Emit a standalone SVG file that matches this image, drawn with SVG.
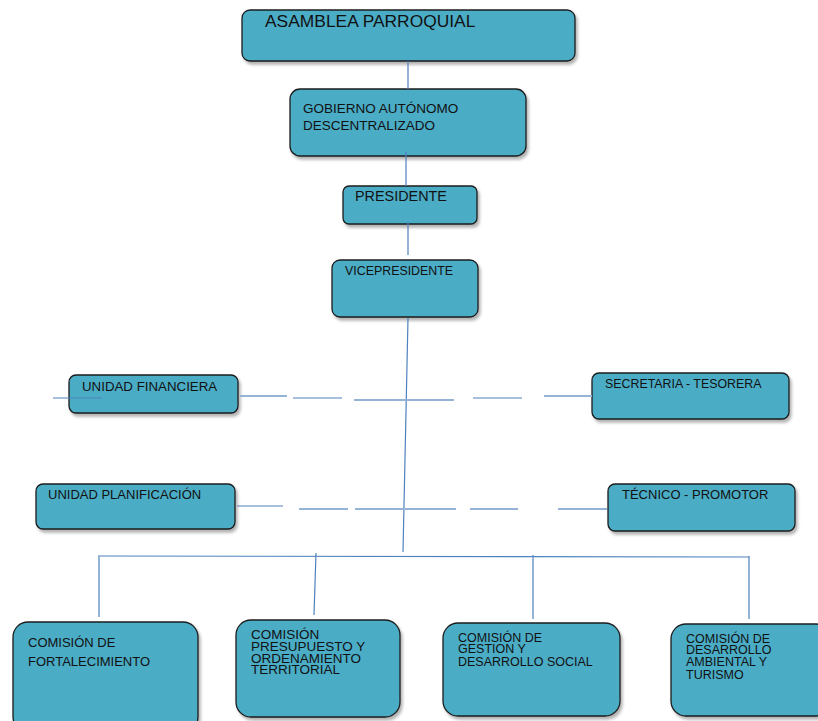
<svg xmlns="http://www.w3.org/2000/svg" width="818" height="721" viewBox="0 0 818 721">
<defs>
<filter id="sh" x="-10%" y="-10%" width="130%" height="140%">
<feDropShadow dx="2" dy="3" stdDeviation="1.5" flood-color="#000" flood-opacity="0.3"/>
</filter>
</defs>
<style>
.box{fill:#4BACC6;stroke:#1c1c1c;stroke-width:1.3;filter:url(#sh)}
text{font-family:"Liberation Sans",Arial,sans-serif;fill:#111;font-size:13px}
.c{stroke:#4F81BD;stroke-width:1.2;fill:none}
.l{stroke:#95B3D7;stroke-width:2.2;fill:none}
</style>
<rect width="818" height="721" fill="#fff"/>
<g id="asamblea"><rect class="box" x="242" y="10" width="333" height="51" rx="8"/><text x="265" y="27" style="font-size:17.4px">ASAMBLEA PARROQUIAL</text></g>
<g id="gobierno"><rect class="box" x="290" y="89" width="236" height="67" rx="10"/><text style="font-size:13.5px"><tspan x="303" y="113">GOBIERNO AUTÓNOMO</tspan><tspan x="303" y="130">DESCENTRALIZADO</tspan></text></g>
<g id="presidente"><rect class="box" x="343" y="186" width="134" height="38" rx="6"/><text x="355" y="201" style="font-size:14.4px">PRESIDENTE</text></g>
<g id="vicepresidente"><rect class="box" x="332" y="260" width="146" height="57" rx="8"/><text x="345" y="275" style="font-size:12.4px">VICEPRESIDENTE</text></g>
<g id="unidad-financiera"><rect class="box" x="69" y="375" width="169" height="38" rx="7"/><text x="82" y="391" style="font-size:13.3px">UNIDAD FINANCIERA</text></g>
<g id="secretaria"><rect class="box" x="592" y="373" width="197" height="46" rx="7"/><text x="605" y="388" style="font-size:12.4px">SECRETARIA - TESORERA</text></g>
<g id="unidad-planificacion"><rect class="box" x="36" y="484" width="199" height="45" rx="7"/><text x="48" y="499">UNIDAD PLANIFICACIÓN</text></g>
<g id="tecnico"><rect class="box" x="608" y="484" width="187" height="47" rx="7"/><text x="622" y="499">TÉCNICO - PROMOTOR</text></g>
<g id="comision-fortalecimiento"><rect class="box" x="13" y="622" width="185" height="110" rx="15"/><text><tspan x="28" y="647">COMISIÓN DE</tspan><tspan x="28" y="666">FORTALECIMIENTO</tspan></text></g>
<g id="comision-presupuesto"><rect class="box" x="236" y="620" width="164" height="97" rx="15"/><text style="font-size:13.5px"><tspan x="251" y="639">COMISIÓN</tspan><tspan x="251" y="651">PRESUPUESTO Y</tspan><tspan x="251" y="663">ORDENAMIENTO</tspan><tspan x="251" y="674">TERRITORIAL</tspan></text></g>
<g id="comision-gestion"><rect class="box" x="443" y="623" width="177" height="93" rx="15"/><text style="font-size:12.5px"><tspan x="458" y="642">COMISIÓN DE</tspan><tspan x="458" y="653">GESTION Y</tspan><tspan x="458" y="666">DESARROLLO SOCIAL</tspan></text></g>
<g id="comision-ambiental"><rect class="box" x="671" y="624" width="160" height="92" rx="15"/><text style="font-size:12.5px"><tspan x="686" y="643">COMISIÓN DE</tspan><tspan x="686" y="654">DESARROLLO</tspan><tspan x="686" y="666">AMBIENTAL Y</tspan><tspan x="686" y="679">TURISMO</tspan></text></g>
<g id="connectors">
<path class="c" d="M408 61V89M406 152V186M408 222V255M408 318L403 552"/>
<path class="c" d="M53 398H102M293 398H342M473 398H522"/>
<path class="l" d="M240 396H287M354 400H454M544 396H592"/>
<path class="c" d="M237 506H283"/>
<path class="l" d="M299 509H348M355 509H456M470 509H518M558 509H607"/>
<path class="c" d="M98 556L749 557M99 556V617M316 553L314 615M533 555V619M749 556V619"/>
</g>
</svg>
_ _ _
Write the material out again exactly as it appears, dropping the pictures.

▶ _Answer to the problem_:
Emit a standalone SVG file that matches this image, drawn with SVG.
<svg xmlns="http://www.w3.org/2000/svg" width="818" height="721" viewBox="0 0 818 721">
<defs>
<filter id="sh" x="-10%" y="-10%" width="130%" height="140%">
<feDropShadow dx="2" dy="3" stdDeviation="1.5" flood-color="#000" flood-opacity="0.3"/>
</filter>
</defs>
<style>
.box{fill:#4BACC6;stroke:#1c1c1c;stroke-width:1.3;filter:url(#sh)}
text{font-family:"Liberation Sans",Arial,sans-serif;fill:#111;font-size:13px}
.c{stroke:#4F81BD;stroke-width:1.2;fill:none}
.l{stroke:#95B3D7;stroke-width:2.2;fill:none}
</style>
<rect width="818" height="721" fill="#fff"/>
<g id="asamblea"><rect class="box" x="242" y="10" width="333" height="51" rx="8"/><text x="265" y="27" style="font-size:17.4px">ASAMBLEA PARROQUIAL</text></g>
<g id="gobierno"><rect class="box" x="290" y="89" width="236" height="67" rx="10"/><text style="font-size:13.5px"><tspan x="303" y="113">GOBIERNO AUTÓNOMO</tspan><tspan x="303" y="130">DESCENTRALIZADO</tspan></text></g>
<g id="presidente"><rect class="box" x="343" y="186" width="134" height="38" rx="6"/><text x="355" y="201" style="font-size:14.4px">PRESIDENTE</text></g>
<g id="vicepresidente"><rect class="box" x="332" y="260" width="146" height="57" rx="8"/><text x="345" y="275" style="font-size:12.4px">VICEPRESIDENTE</text></g>
<g id="unidad-financiera"><rect class="box" x="69" y="375" width="169" height="38" rx="7"/><text x="82" y="391" style="font-size:13.3px">UNIDAD FINANCIERA</text></g>
<g id="secretaria"><rect class="box" x="592" y="373" width="197" height="46" rx="7"/><text x="605" y="388" style="font-size:12.4px">SECRETARIA - TESORERA</text></g>
<g id="unidad-planificacion"><rect class="box" x="36" y="484" width="199" height="45" rx="7"/><text x="48" y="499">UNIDAD PLANIFICACIÓN</text></g>
<g id="tecnico"><rect class="box" x="608" y="484" width="187" height="47" rx="7"/><text x="622" y="499">TÉCNICO - PROMOTOR</text></g>
<g id="comision-fortalecimiento"><rect class="box" x="13" y="622" width="185" height="110" rx="15"/><text><tspan x="28" y="647">COMISIÓN DE</tspan><tspan x="28" y="666">FORTALECIMIENTO</tspan></text></g>
<g id="comision-presupuesto"><rect class="box" x="236" y="620" width="164" height="97" rx="15"/><text style="font-size:13.5px"><tspan x="251" y="639">COMISIÓN</tspan><tspan x="251" y="651">PRESUPUESTO Y</tspan><tspan x="251" y="663">ORDENAMIENTO</tspan><tspan x="251" y="674">TERRITORIAL</tspan></text></g>
<g id="comision-gestion"><rect class="box" x="443" y="623" width="177" height="93" rx="15"/><text style="font-size:12.5px"><tspan x="458" y="642">COMISIÓN DE</tspan><tspan x="458" y="653">GESTION Y</tspan><tspan x="458" y="666">DESARROLLO SOCIAL</tspan></text></g>
<g id="comision-ambiental"><rect class="box" x="671" y="624" width="160" height="92" rx="15"/><text style="font-size:12.5px"><tspan x="686" y="643">COMISIÓN DE</tspan><tspan x="686" y="654">DESARROLLO</tspan><tspan x="686" y="666">AMBIENTAL Y</tspan><tspan x="686" y="679">TURISMO</tspan></text></g>
<g id="connectors">
<path class="c" d="M408 61V89M406 152V186M408 222V255M408 318L403 552"/>
<path class="c" d="M53 398H102M293 398H342M473 398H522"/>
<path class="l" d="M240 396H287M354 400H454M544 396H592"/>
<path class="c" d="M237 506H283"/>
<path class="l" d="M299 509H348M355 509H456M470 509H518M558 509H607"/>
<path class="c" d="M98 556L749 557M99 556V617M316 553L314 615M533 555V619M749 556V619"/>
</g>
</svg>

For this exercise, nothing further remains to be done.